# Start of Task inputs

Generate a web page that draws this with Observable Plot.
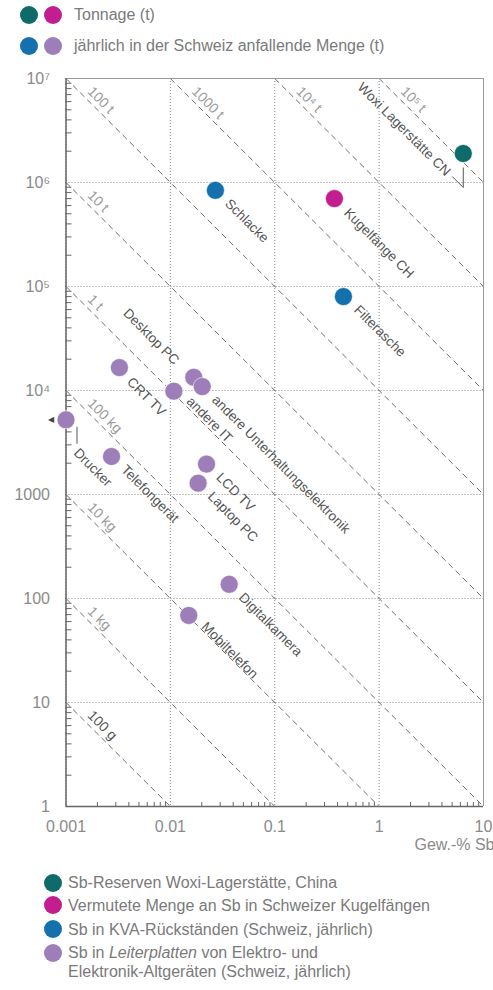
<!DOCTYPE html>
<html><head><meta charset="utf-8">
<script src="https://cdn.jsdelivr.net/npm/d3@7"></script>
<script src="https://cdn.jsdelivr.net/npm/@observablehq/plot@0.6"></script>
<style>
body{margin:0;background:#fff;font-family:"Liberation Sans",Arial,sans-serif;}
#wrap{position:relative;width:493px;height:990px;overflow:hidden;}
.dot{position:absolute;width:18px;height:18px;border-radius:50%;}
.lt{position:absolute;font-size:16px;line-height:20px;white-space:nowrap;color:#7a7a7a;}
</style></head><body><div id="wrap"></div>
<script>
// ---- data ----
const names = ["Woxi Lagerstätte CN","Kugelfänge CH","Schlacke","Filterasche","CRT TV","Desktop PC",
  "andere Unterhaltungselektronik","andere IT","Drucker","Telefongerät","LCD TV","Laptop PC","Digitalkamera","Mobiltelefon"];
const groups = ["woxi","kugel","kva","kva","ep","ep","ep","ep","ep","ep","ep","ep","ep","ep"];
const sbPercent = [6.4,0.373,0.027,0.455,0.00325,0.01675,0.0202,0.0108,0.001,0.00273,0.0222,0.01845,0.0366,0.015];
const tonnage = [1.9e6,7.0e5,8.4e5,8.0e4,1.66e4,1.34e4,1.09e4,9850,5230,2320,1960,1285,137,68.7];

const isoTonnes = [1e-4,1e-3,1e-2,0.1,1,10,100,1000,1e4,1e5];
const isoLabels = ["100 g","1 kg","10 kg","100 kg","1 t","10 t","100 t","1000 t","10⁴ t","10⁵ t"];

const xTicks = [0.001,0.01,0.1,1,10];
const xTickLabels = ["0.001","0.01","0.1","1","10"];
const yTicks = [1,10,100,1000,1e4,1e5,1e6,1e7];
const yTickLabels = ["1","10","100","1000","10⁴","10⁵","10⁶","10⁷"];

const groupKeys = ["woxi","kugel","kva","ep"];
const groupColors = ["#0e6b6a","#c21e8f","#1471ad","#9d7eb8"];
const legendTop = ["Tonnage (t)","jährlich in der Schweiz anfallende Menge (t)"];
const legendBottom = ["Sb-Reserven Woxi-Lagerstätte, China","Vermutete Menge an Sb in Schweizer Kugelfängen",
  "Sb in KVA-Rückständen (Schweiz, jährlich)","Sb in <i>Leiterplatten</i> von Elektro- und<br>Elektronik-Altgeräten (Schweiz, jährlich)"];

// ---- build ----
const pts = names.map((n,i)=>({name:n, group:groups[i], x:sbPercent[i], y:tonnage[i]}));
const color = g => groupColors[groupKeys.indexOf(g)];

const XDEC = 104.45, YDEC = 104;
const xs = (v,px)=>v*Math.pow(10,px/XDEC);
const ys = (v,px)=>v*Math.pow(10,-px/YDEC);

const segs = isoTonnes.map((k,i)=>{
  const p = 100*k;
  const x1 = Math.max(0.001, p/1e7), x2 = Math.min(10, p/1);
  const ax = xs(x1,17.3);
  return {x1, y1:p/x1, x2, y2:p/x2, ax, ay:p/ax, label:isoLabels[i], dark:isoLabels[i]==="100 g"};
});

const minorX = [], minorY = [];
for (const d of [0.001,0.01,0.1,1]) for (let k=2;k<10;k++) minorX.push(d*k);
for (const d of [1,10,100,1000,1e4,1e5,1e6]) for (let k=2;k<10;k++) minorY.push(d*k);

const offs = {
  "Woxi Lagerstätte CN":{dx:-15,dy:20,a:"end"},
  "Desktop PC":{dx:-17,dy:-15,a:"end"},
  "Drucker":{dx:10,dy:31,a:"start"},
  "andere IT":{dx:15,dy:8,a:"start"},
  "Mobiltelefon":{dx:15,dy:9,a:"start"},
  "CRT TV":{dx:10,dy:12,a:"start"},
  "Filterasche":{dx:13,dy:11,a:"start"},
  "Kugelfänge CH":{dx:12,dy:12,a:"start"}
};
const labelMarks = pts.map(p=>{
  const o = offs[p.name] || {dx:12,dy:11,a:"start"};
  return Plot.text([p],{x:"x",y:"y",text:"name",rotate:45,textAnchor:o.a,dx:o.dx,dy:o.dy,fontSize:13.6,fill:"#555"});
});

const woxi = pts[0], dru = pts[8];

const chart = Plot.plot({
  width:493, height:800,
  marginLeft:65.5, marginRight:10, marginTop:18, marginBottom:54,
  x:{type:"log", domain:[0.001,10]},
  y:{type:"log", domain:[1,1e7]},
  style:{fontFamily:'"Liberation Sans",Arial,sans-serif', background:"transparent", overflow:"visible"},
  marks:[
    Plot.gridX(xTicks,{stroke:"#8a8a8a",strokeOpacity:1,strokeDasharray:"1,2"}),
    Plot.gridY(yTicks,{stroke:"#8a8a8a",strokeOpacity:1,strokeDasharray:"1,2"}),
    Plot.link(segs,{x1:"x1",y1:"y1",x2:"x2",y2:"y2",stroke:"#6e6e6e",strokeWidth:1,strokeDasharray:"6,4"}),
    Plot.text(segs.filter(s=>!s.dark),{x:"ax",y:"ay",text:"label",rotate:45,textAnchor:"start",dx:6.6,dy:-6.6,fontSize:14,fill:"#9a9a9a"}),
    Plot.text(segs.filter(s=>s.dark),{x:"ax",y:"ay",text:"label",rotate:45,textAnchor:"start",dx:6.6,dy:-6.6,fontSize:14,fill:"#555"}),
    Plot.ruleY([1e7],{stroke:"#999",strokeWidth:1}),
    Plot.ruleX([10],{stroke:"#999",strokeWidth:1}),
    Plot.ruleY([1],{stroke:"#666",strokeWidth:1.5}),
    Plot.ruleX([0.001],{stroke:"#666",strokeWidth:1.5}),
    Plot.ruleX(minorX,{y1:()=>1,y2:()=>ys(1,-4),stroke:"#666"}),
    Plot.ruleY(minorY,{x1:()=>0.001,x2:()=>xs(0.001,6),stroke:"#666"}),
    Plot.axisX(xTicks,{anchor:"bottom",tickSize:0,tickPadding:14,label:null,fontSize:16,fill:"#8a8a8a",
      tickFormat:d=>xTickLabels[xTicks.indexOf(d)]}),
    Plot.axisY(yTicks,{anchor:"left",tickSize:0,tickPadding:16,label:null,fontSize:16,fill:"#8a8a8a",
      tickFormat:d=>yTickLabels[yTicks.indexOf(d)]}),
    Plot.text(["Gew.-% Sb"],{frameAnchor:"bottom-right",text:d=>d,textAnchor:"end",dx:11,dy:43,fontSize:16,fill:"#8a8a8a"}),
    // leader lines
    Plot.link([woxi],{x1:"x",x2:"x",y1:d=>ys(d.y,14),y2:d=>ys(d.y,34),stroke:"#555"}),
    Plot.link([woxi],{x1:d=>xs(d.x,-11),y1:d=>ys(d.y,23),x2:"x",y2:d=>ys(d.y,34),stroke:"#555"}),
    Plot.link([dru],{x1:d=>xs(d.x,11),x2:d=>xs(d.x,11),y1:d=>ys(d.y,7),y2:d=>ys(d.y,24),stroke:"#555"}),
    Plot.text([dru],{x:"x",y:"y",text:()=>"◀",dx:-15,fontSize:8,fill:"#444",fontFamily:"DejaVu Sans"}),
    Plot.dot(pts,{x:"x",y:"y",r:9,fill:d=>color(d.group),stroke:"#fff",strokeWidth:0.6}),
    ...labelMarks
  ]
});

const wrap = document.getElementById("wrap");
// top legend
const topRows = [[0,1],[2,3]];
const topY = [15,45.7];
legendTop.forEach((t,i)=>{
  [29,52.5].forEach((cx,j)=>{
    const d=document.createElement("div"); d.className="dot";
    d.style.left=(cx-9)+"px"; d.style.top=(topY[i]-9)+"px"; d.style.background=groupColors[topRows[i][j]];
    wrap.appendChild(d);
  });
  const s=document.createElement("div"); s.className="lt"; s.textContent=t;
  s.style.left="74px"; s.style.top=(topY[i]-10)+"px"; wrap.appendChild(s);
});
chart.style.position="absolute"; chart.style.left="0px"; chart.style.top="60px";
wrap.appendChild(chart);
// bottom legend
const botY=[882.7,905,929.3,953.3];
legendBottom.forEach((t,i)=>{
  const d=document.createElement("div"); d.className="dot";
  d.style.left=(52.7-9)+"px"; d.style.top=(botY[i]-9)+"px"; d.style.background=groupColors[i];
  wrap.appendChild(d);
  const s=document.createElement("div"); s.className="lt"; s.innerHTML=t;
  s.style.left="68px"; s.style.top=(botY[i]-9.5)+"px"; s.style.lineHeight=(i===3?"18.7px":"20px");
  wrap.appendChild(s);
});
</script></body></html>
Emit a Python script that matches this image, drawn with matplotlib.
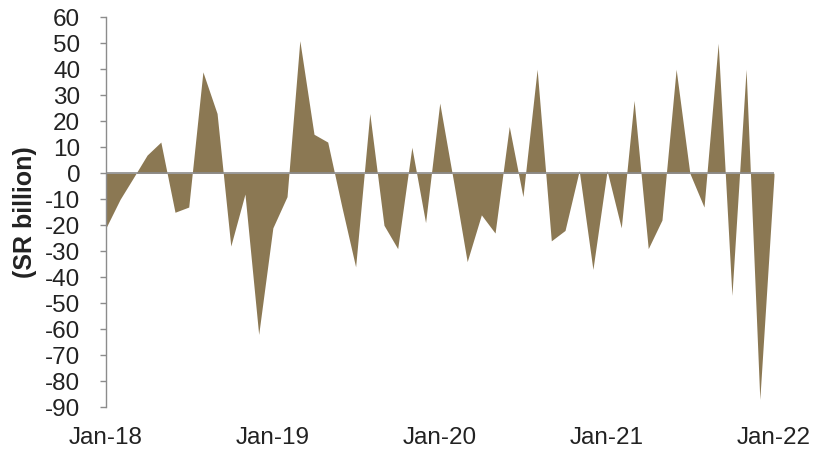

# End of Task inputs

Exercise goal
Filter the data for the string "with" and copy every line that has it.

Task output
Generate a web page that draws this with Observable Plot.
Emit a Python script that matches this image, drawn with matplotlib.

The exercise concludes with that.